American As Apple Pie

by digby

Turns out teabaggers have always been teabaggers:

"If something is not done shortly, this country is going the way of...Italy, Germany...or Russia, and it is high time we did something," exclaimed Irénée du Pont, one of the more prominent conservatives of the 1930s. Many of his fellow Americans agreed there was good cause to be alarmed: a new Democratic president was proposing an unprecedented expansion of federal power that would increase taxes on the well-off and dole out benefits to the jobless and other unfortunates. Several spokesmen on the right made more ominous vows: "So help me God, I will be instrumental in taking a Communist from the chair once occupied by Washington," declared Father Charles Coughlin, who commanded one of the largest radio audiences in the nation.

[...]

This tradition is, in fact, as old as the nation itself. During the 1760s colonists along the Eastern Seaboard were convinced that King George III and his ministers meant to abolish their liberties and yoke their economy to the venal desires of the imperial court in London. They made a revolution to thwart this wicked plot, one that historians now agree never existed. Even after the Constitution was ratified, Americans were more comfortable when state and local governments levied taxes and enforced moralistic laws like Prohibition than when the feds tried to do the same thing.


The article (subs only) goes on to discuss all the times the right has succeeded, with the notable exception of Roosevelt who had the dubious advantage of an economy so devastated that the people no longer trusted the private sector.

But there's another layer to this besides the internalized colonial fear of despotism (which didn't seem to bother the right when it came to George Bush the Second) and it has something to do with this rather ugly strain in the American character:


After many months of conservative claims that Barack Obama and the Democratic Party are determined to engineer a "government takeover" of the private sector in order to "redistribute" income, Steele is upping the ante to suggest that Obama wants to redistribute healthcare – and perhaps even the opportunity to take another breath – as well.

This should be familiar to any political observer over the age of 30 as a new version of the old "welfare wedge": the emotionally powerful conservative argument that Democrats want to use Big Government to take away the good things of life from people who have earned them and give them to people who haven't.
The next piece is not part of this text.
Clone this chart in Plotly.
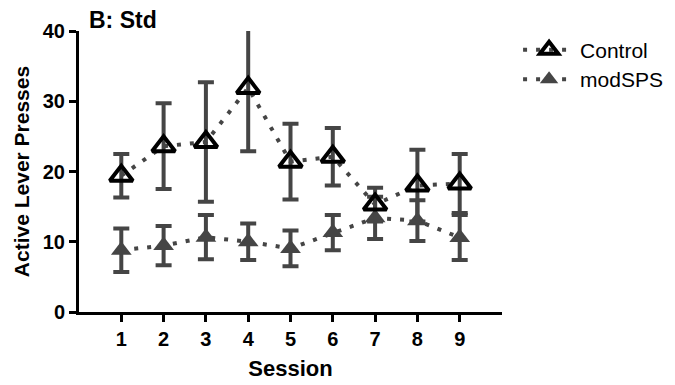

As Lee Atwater correctly predicted, they have had to give up their explicitly racist welfare wedge: it's now just implied. But I think we all know what it means ---- these fine Americans believe that lazy shiftless inferiors are going to benefit from these their hard work and they are having none of it, even if they themselves have to go without. The health care debate has actually brought this right out into the open: people are saying right up front that they refuse to pay taxes for something that might end up benefiting people they don't like.

Those early Americans didn't like the distant King confiscating their money for his own use, for sure. But they had a little problem with giving their money to the government to help those less fortunate as well. Our vaunted revolutionary spirit looks just a bit less valiant when you see the whole picture for what it is.

Michael Kazin summarizes in the piece I linked to first above:

If Obama and his progressive allies hope to defeat the latest assault on
federal power, they will need to go beyond the president's artful ambivalence about the subject. Like FDR, they will have to talk about government as the property of all the people and push through programs that make its benefits palpable to the great majority...For all its flaws, the national state is the only common political ground we have. To make that case does not advocate socialism; it advances
democracy.


That's true, but at this stage I think Obama would have to start by making a case for democracy as well. I'm not sure a whole lot of Americans know what it actually means.